───── The records

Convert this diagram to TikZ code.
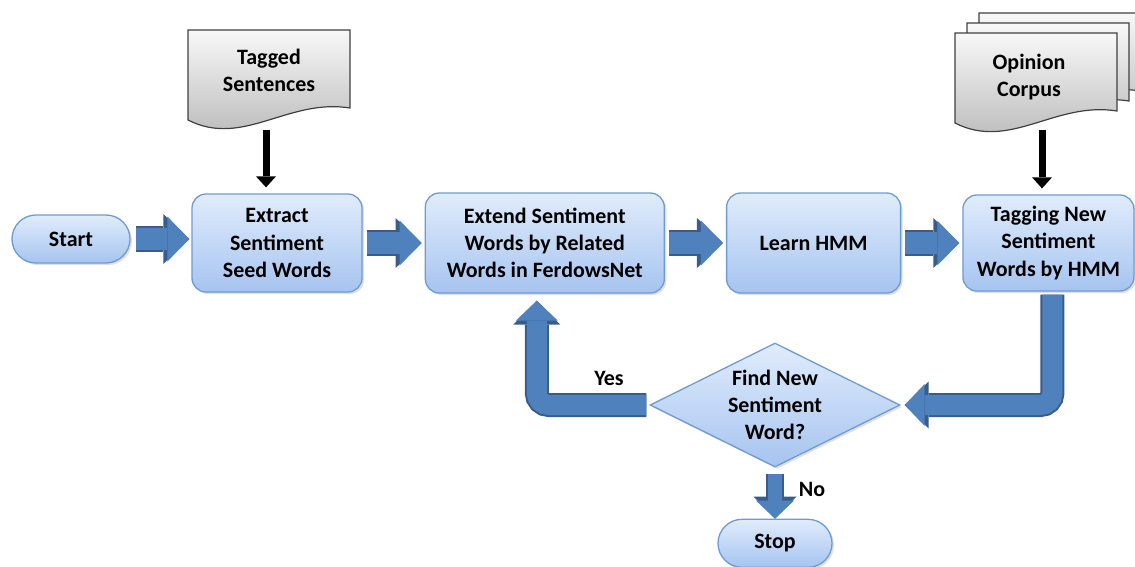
\documentclass[tikz,border=0pt]{standalone}
\usepackage{fontspec}
\setmainfont{Carlito}
\usepackage{xcolor}
\usetikzlibrary{positioning, arrows.meta}
\usetikzlibrary{shapes.geometric, shadows}

\newlength{\px}
\setlength{\px}{0.02cm}

\definecolor{boxtop}{HTML}{E0ECFB}
\definecolor{boxbottom}{HTML}{A6C4F0}
\definecolor{boxline}{HTML}{6F9BD3}
\definecolor{arrowfill}{HTML}{4F81BD}
\definecolor{arrowline}{HTML}{385D8A}
\definecolor{doctop}{HTML}{F8F8F8}
\definecolor{docbottom}{HTML}{B5B5B5}

\tikzset{
	proc/.style={rectangle, rounded corners=14\px, draw=boxline, line width=1.3\px, top color=boxtop, bottom color=boxbottom, align=center, drop shadow={opacity=0.25, shadow xshift=2\px, shadow yshift=-2\px}},
	terminal/.style={proc, rounded corners=24\px, minimum width=118\px, minimum height=48\px},
	decision/.style={proc, sharp corners, diamond, aspect=2, inner sep=-10\px, minimum width=250\px, minimum height=124\px},
	doclabel/.style={align=center},
	% arrow tip sizes in cm (1px = 0.02cm)
	hflow/.style={preaction={draw=arrowline, line width=26\px, -{Triangle[width=1cm, length=0.52cm, line width=0pt]}}, draw=arrowfill, line width=22\px, -{Triangle[width=0.9cm, length=0.44cm, line width=0pt]}},
	bendflow/.style={rounded corners=12\px, preaction={draw=arrowline, line width=24\px, -{Triangle[width=0.94cm, length=0.48cm, line width=0pt]}}, draw=arrowfill, line width=20\px, -{Triangle[width=0.84cm, length=0.4cm, line width=0pt]}},
	downflow/.style={preaction={draw=arrowline, line width=18\px, -{Triangle[width=0.86cm, length=0.44cm, line width=0pt]}}, draw=arrowfill, line width=14\px, -{Triangle[width=0.76cm, length=0.36cm, line width=0pt]}},
	feed/.style={draw=black, line width=7\px, -{Triangle[width=0.4cm, length=0.22cm, line width=0pt]}},
	docpage/.pic={
		\draw[draw=black!75, line width=1.2\px, top color=doctop, bottom color=docbottom]
			(0,0) -- (162,0) -- (162,78) .. controls (100,68) and (55,118) .. (0,90) -- cycle;
	}
}

\begin{document}
\begin{tikzpicture}[x=0.02cm, y=-0.02cm, font=\bfseries\fontsize{12.5pt}{15.4pt}\selectfont]
	\useasboundingbox (0,0) rectangle (1135,566);
	\clip (0,0) rectangle (1135,566);
	
	% documents
	\pic at (188,30) {docpage};
	\pic at (979,13) {docpage};
	\pic at (967,23) {docpage};
	\pic at (955,33) {docpage};
	\node[doclabel] (tagged) at (269,70) {Tagged\\Sentences};
	\node[doclabel] (corpus) at (1029,77) {Opinion\\Corpus};
	\coordinate (taggedfoot) at (266,130);
	\coordinate (corpusfoot) at (1042,130);
	
	% main flow
	\node[terminal] (start) at (71,239) {Start};
	\node[proc, minimum width=170\px, minimum height=98\px] (extract) at (277,243) {Extract\\Sentiment\\Seed Words};
	\node[proc, minimum width=239\px, minimum height=100\px, right=62\px of extract] (extend) {Extend Sentiment\\Words by Related\\Words in FerdowsNet};
	\node[proc, minimum width=174\px, minimum height=100\px, right=61\px of extend] (learn) {Learn HMM};
	\node[proc, minimum width=171\px, minimum height=96\px, right=61\px of learn] (tagging) {Tagging New\\Sentiment\\Words by HMM};
	\node[decision] (decide) at (775,405) {Find New\\Sentiment\\Word?};
	\node[terminal, minimum width=114\px, below=51\px of decide] (stop) {Stop};
	
	\node (yes) at (609,378) {Yes};
	\node (no) at (812,489) {No};
	
	\draw[feed, shorten >=0.12cm] (taggedfoot) -- (taggedfoot |- extract.north);
	\draw[feed, shorten >=0.12cm] (corpusfoot) -- (corpusfoot |- tagging.north);
	
	\draw[hflow, shorten <=0.1cm, shorten >=0.04cm] (start.east) -- (start.east -| extract.west);
	\draw[hflow, shorten <=0.08cm, shorten >=0.06cm] (extract) -- (extend);
	\draw[hflow, shorten <=0.08cm, shorten >=0.06cm] (extend) -- (learn);
	\draw[hflow, shorten <=0.08cm, shorten >=0.06cm] (learn) -- (tagging);
	
	\draw[bendflow, shorten <=0.06cm, shorten >=0.08cm] ([xshift=4\px]tagging.south) |- (decide.east);
	\draw[bendflow, shorten <=0.06cm, shorten >=0.14cm] (decide.west) -| ([xshift=-8\px]extend.south);
	\draw[downflow, shorten <=0.12cm] (decide.south) -- (stop.north);
	
\end{tikzpicture}
\end{document}
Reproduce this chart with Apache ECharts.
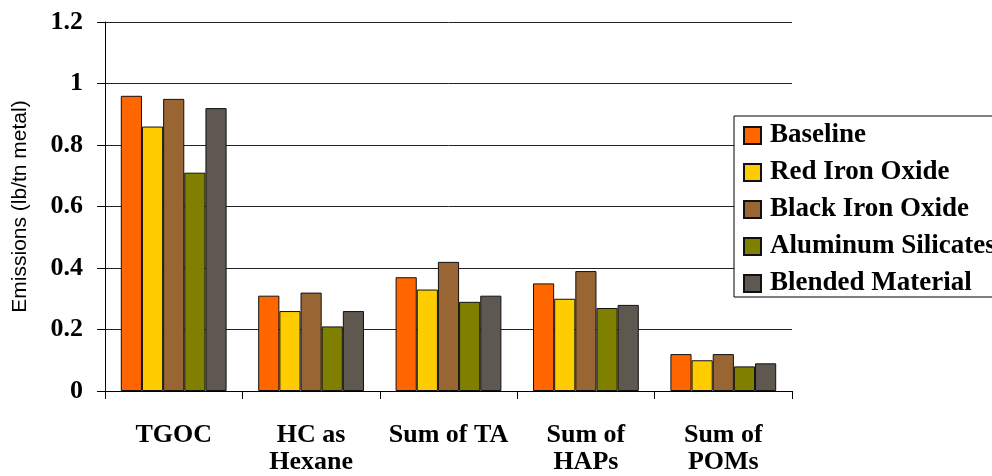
<!DOCTYPE html>
<html>
<head>
<meta charset="utf-8">
<script src="https://cdn.jsdelivr.net/npm/echarts@6/dist/echarts.min.js"></script>
<style>html,body{margin:0;padding:0;background:#fff;}#c{width:992px;height:476px;}</style>
</head>
<body>
<div id="c"></div>
<script>
const categories = ['TGOC', 'HC as\nHexane', 'Sum of TA', 'Sum of\nHAPs', 'Sum of\nPOMs'];
const seriesNames = ['Baseline', 'Red Iron Oxide', 'Black Iron Oxide', 'Aluminum Silicates', 'Blended Material'];
const baseline = [0.96, 0.31, 0.37, 0.35, 0.12];
const redIronOxide = [0.86, 0.26, 0.33, 0.30, 0.10];
const blackIronOxide = [0.95, 0.32, 0.42, 0.39, 0.12];
const aluminumSilicates = [0.71, 0.21, 0.29, 0.27, 0.08];
const blendedMaterial = [0.92, 0.26, 0.31, 0.28, 0.09];
const colors = ['#FF6600', '#FFCC00', '#996633', '#808000', '#5F5850'];
const allData = [baseline, redIronOxide, blackIronOxide, aluminumSilicates, blendedMaterial];

const serif = "'Liberation Serif', 'Times New Roman', serif";
const chart = echarts.init(document.getElementById('c'));
chart.setOption({
  animation: false,
  backgroundColor: '#fff',
  grid: { left: 105, right: 200, top: 22, bottom: 84, containLabel: false },
  legend: {
    orient: 'vertical',
    left: 734, top: 116,
    icon: 'rect',
    itemWidth: 17, itemHeight: 17,
    itemGap: 10,
    padding: [6, 40, 0, 9],
    borderColor: '#000', borderWidth: 1,
    backgroundColor: '#fff',
    textStyle: { fontFamily: serif, fontWeight: 'bold', fontSize: 27, color: '#000', padding: [0, 0, 0, 4] },
    data: seriesNames
  },
  xAxis: {
    type: 'category',
    data: categories,
    axisLine: { lineStyle: { color: '#000', width: 1 } },
    axisTick: { show: true, length: 8, lineStyle: { color: '#000' } },
    axisLabel: { fontFamily: serif, fontWeight: 'bold', fontSize: 26, color: '#000', margin: 31, lineHeight: 27, interval: 0 }
  },
  yAxis: {
    type: 'value',
    min: 0, max: 1.2, interval: 0.2,
    name: 'Emissions (lb/tn metal)',
    nameLocation: 'middle',
    nameGap: 74,
    nameTextStyle: { fontFamily: "'Liberation Sans', Arial, sans-serif", fontSize: 21, color: '#000' },
    axisLine: { show: true, lineStyle: { color: '#000', width: 1 } },
    axisTick: { show: true, length: 8, lineStyle: { color: '#000' } },
    axisLabel: { fontFamily: serif, fontWeight: 'bold', fontSize: 26, color: '#000', margin: 22 },
    splitLine: { show: true, lineStyle: { color: '#222', width: 1 } }
  },
  series: seriesNames.map((n, i) => ({
    name: n,
    type: 'bar',
    data: allData[i],
    barGap: '0%',
    barCategoryGap: '23%',
    itemStyle: { color: colors[i], borderColor: '#111', borderWidth: 1 }
  }))
});
</script>
</body>
</html>
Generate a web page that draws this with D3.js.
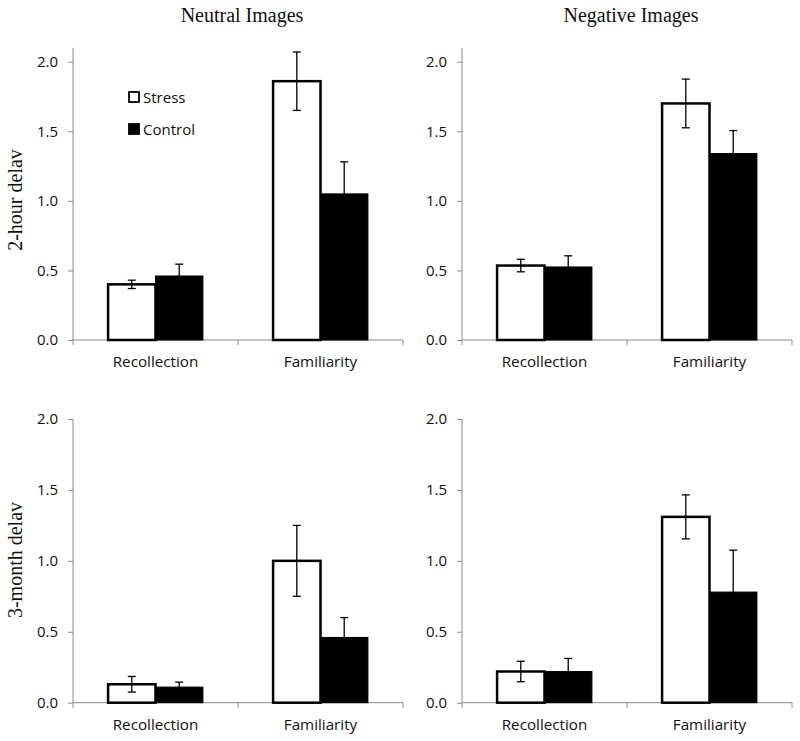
<!DOCTYPE html>
<html>
<head>
<meta charset="utf-8">
<script src="https://cdn.jsdelivr.net/npm/d3@7"></script>
<style>
  body { margin: 0; background: #fff; }
</style>
</head>
<body>
<div id="chart"></div>
<script>
const categories = ['Recollection', 'Familiarity'];
const series = ['Stress', 'Control'];
const columnTitles = ['Neutral Images', 'Negative Images'];
const rowTitles = ['2-hour delav', '3-month delav'];
const yTicks = [0, 0.5, 1.0, 1.5, 2.0];

// means [Recollection, Familiarity] per series, and error bars
const neutral2hStress = [0.40, 1.86];
const neutral2hControl = [0.46, 1.05];
const neutral2hStressErr = [0.03, 0.21];
const neutral2hControlErr = [0.085, 0.23];

const negative2hStress = [0.535, 1.70];
const negative2hControl = [0.525, 1.34];
const negative2hStressErr = [0.045, 0.175];
const negative2hControlErr = [0.08, 0.165];

const neutral3mStress = [0.13, 1.00];
const neutral3mControl = [0.11, 0.46];
const neutral3mStressErr = [0.055, 0.25];
const neutral3mControlErr = [0.035, 0.14];

const negative3mStress = [0.22, 1.31];
const negative3mControl = [0.22, 0.78];
const negative3mStressErr = [0.072, 0.155];
const negative3mControlErr = [0.092, 0.295];

const width = 800;
const height = 741;
const axisColor = '#8a8a8a';
const sans = "'Open Sans', 'Noto Sans', sans-serif";
const serif = "'Liberation Serif', 'DejaVu Serif', serif";

const panels = [
  {left: 73, zeroY: 340, topY: 61.7, yMax: 2.1, stress: neutral2hStress, control: neutral2hControl, se: neutral2hStressErr, ce: neutral2hControlErr, legend: true},
  {left: 462, zeroY: 340, topY: 61.7, yMax: 2.1, stress: negative2hStress, control: negative2hControl, se: negative2hStressErr, ce: negative2hControlErr},
  {left: 73, zeroY: 702.7, topY: 419, yMax: 2.0, stress: neutral3mStress, control: neutral3mControl, se: neutral3mStressErr, ce: neutral3mControlErr},
  {left: 462, zeroY: 702.7, topY: 419, yMax: 2.0, stress: negative3mStress, control: negative3mControl, se: negative3mStressErr, ce: negative3mControlErr}
];

const plotWidth = 330;

const svg = d3.select('#chart')
              .append('svg')
              .attr('width', width)
              .attr('height', height);

const xScale = d3.scaleBand()
                 .domain(categories)
                 .range([0, plotWidth]);

const xInner = d3.scaleBand()
                 .domain(series)
                 .range([0, xScale.bandwidth()])
                 .paddingOuter(0.74);

panels.forEach(p => {
  const yScale = d3.scaleLinear()
                   .domain([0, 2])
                   .range([p.zeroY, p.topY]);

  const g = svg.append('g')
               .attr('transform', 'translate(' + p.left + ',0)');

  //y axis
  const yAxis = d3.axisLeft(yScale)
                  .tickValues(yTicks)
                  .tickFormat(d3.format('.1f'))
                  .tickSize(5)
                  .tickSizeOuter(0)
                  .tickPadding(10);
  const ya = g.append('g').call(yAxis);
  ya.select('.domain').remove();
  ya.append('line')
    .attr('x1', 0).attr('x2', 0)
    .attr('y1', yScale(0)).attr('y2', yScale(p.yMax))
    .attr('stroke', axisColor);
  ya.selectAll('.tick line').attr('stroke', axisColor);
  ya.selectAll('.tick text')
    .attr('fill', '#111')
    .style('font-family', sans)
    .style('font-size', '15px');

  //x axis
  const xa = g.append('g').attr('transform', 'translate(0,' + yScale(0) + ')');
  xa.append('line')
    .attr('x1', 0).attr('x2', plotWidth)
    .attr('stroke', axisColor);
  xa.selectAll('.xtick')
    .data(categories.map(c => xScale(c)).concat([plotWidth]))
    .enter()
    .append('line')
    .attr('x1', d => d).attr('x2', d => d)
    .attr('y1', 0).attr('y2', 5)
    .attr('stroke', axisColor);
  xa.selectAll('.xlabel')
    .data(categories)
    .enter()
    .append('text')
    .text(d => d)
    .attr('x', d => xScale(d) + xScale.bandwidth() / 2)
    .attr('y', 27)
    .attr('text-anchor', 'middle')
    .attr('fill', '#111')
    .style('font-family', sans)
    .style('font-size', '15.2px');

  //bars
  const rows = categories.map((c, i) => ({
    cat: c,
    bars: [
      {s: 'Stress', v: p.stress[i], e: p.se[i]},
      {s: 'Control', v: p.control[i], e: p.ce[i]}
    ]
  }));

  const groups = g.selectAll('.grp')
                  .data(rows)
                  .enter()
                  .append('g')
                  .attr('transform', d => 'translate(' + xScale(d.cat) + ',0)');

  groups.selectAll('rect')
        .data(d => d.bars)
        .enter()
        .append('rect')
        .attr('x', d => xInner(d.s))
        .attr('width', xInner.bandwidth())
        .attr('y', d => yScale(d.v))
        .attr('height', d => yScale(0) - yScale(d.v))
        .attr('fill', d => d.s === 'Stress' ? '#fff' : '#000')
        .attr('stroke', '#000')
        .attr('stroke-width', d => d.s === 'Stress' ? 2.5 : 1);

  //error bars
  const eb = groups.selectAll('.err')
                   .data(d => d.bars)
                   .enter()
                   .append('g')
                   .attr('transform', d => 'translate(' + (xInner(d.s) + xInner.bandwidth() / 2) + ',0)');
  eb.append('line')
    .attr('x1', 0).attr('x2', 0)
    .attr('y1', d => yScale(d.v + d.e))
    .attr('y2', d => yScale(d.v - d.e))
    .attr('stroke', '#000').attr('stroke-width', 1.3);
  [1, -1].forEach(sign => {
    eb.append('line')
      .attr('x1', -4).attr('x2', 4)
      .attr('y1', d => yScale(d.v + sign * d.e))
      .attr('y2', d => yScale(d.v + sign * d.e))
      .attr('stroke', '#000').attr('stroke-width', 1.3);
  });

  //legend
  if (p.legend) {
    const lg = g.selectAll('.leg')
                .data(series)
                .enter()
                .append('g')
                .attr('transform', (d, i) => 'translate(56,' + (92 + i * 32) + ')');
    lg.append('rect')
      .attr('x', 0).attr('y', 0)
      .attr('width', 10).attr('height', 10)
      .attr('fill', d => d === 'Stress' ? '#fff' : '#000')
      .attr('stroke', '#000')
      .attr('stroke-width', 1.8);
    lg.append('text')
      .text(d => d)
      .attr('x', 14)
      .attr('y', 10.5)
      .attr('fill', '#111')
      .style('font-family', sans)
      .style('font-size', '15px');
  }
});

//column titles
svg.selectAll('.ctitle')
   .data(columnTitles)
   .enter()
   .append('text')
   .text(d => d)
   .attr('x', (d, i) => panels[i].left + plotWidth / 2 + 4)
   .attr('y', 22)
   .attr('text-anchor', 'middle')
   .attr('fill', '#111')
   .style('font-family', serif)
   .style('font-size', '20px');

//row titles
svg.selectAll('.rtitle')
   .data(rowTitles)
   .enter()
   .append('text')
   .text(d => d)
   .attr('transform', (d, i) => 'translate(22,' + (i === 0 ? 200 : 560) + ') rotate(-90)')
   .attr('text-anchor', 'middle')
   .attr('fill', '#111')
   .style('font-family', serif)
   .style('font-size', '20px');
</script>
</body>
</html>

──────────

Task: Return each line among the entries that holds the word "this".

Response:
Convert this diagram to TikZ code.
Reproduce this chart with Apache ECharts.
Generate a web page that draws this with D3.js.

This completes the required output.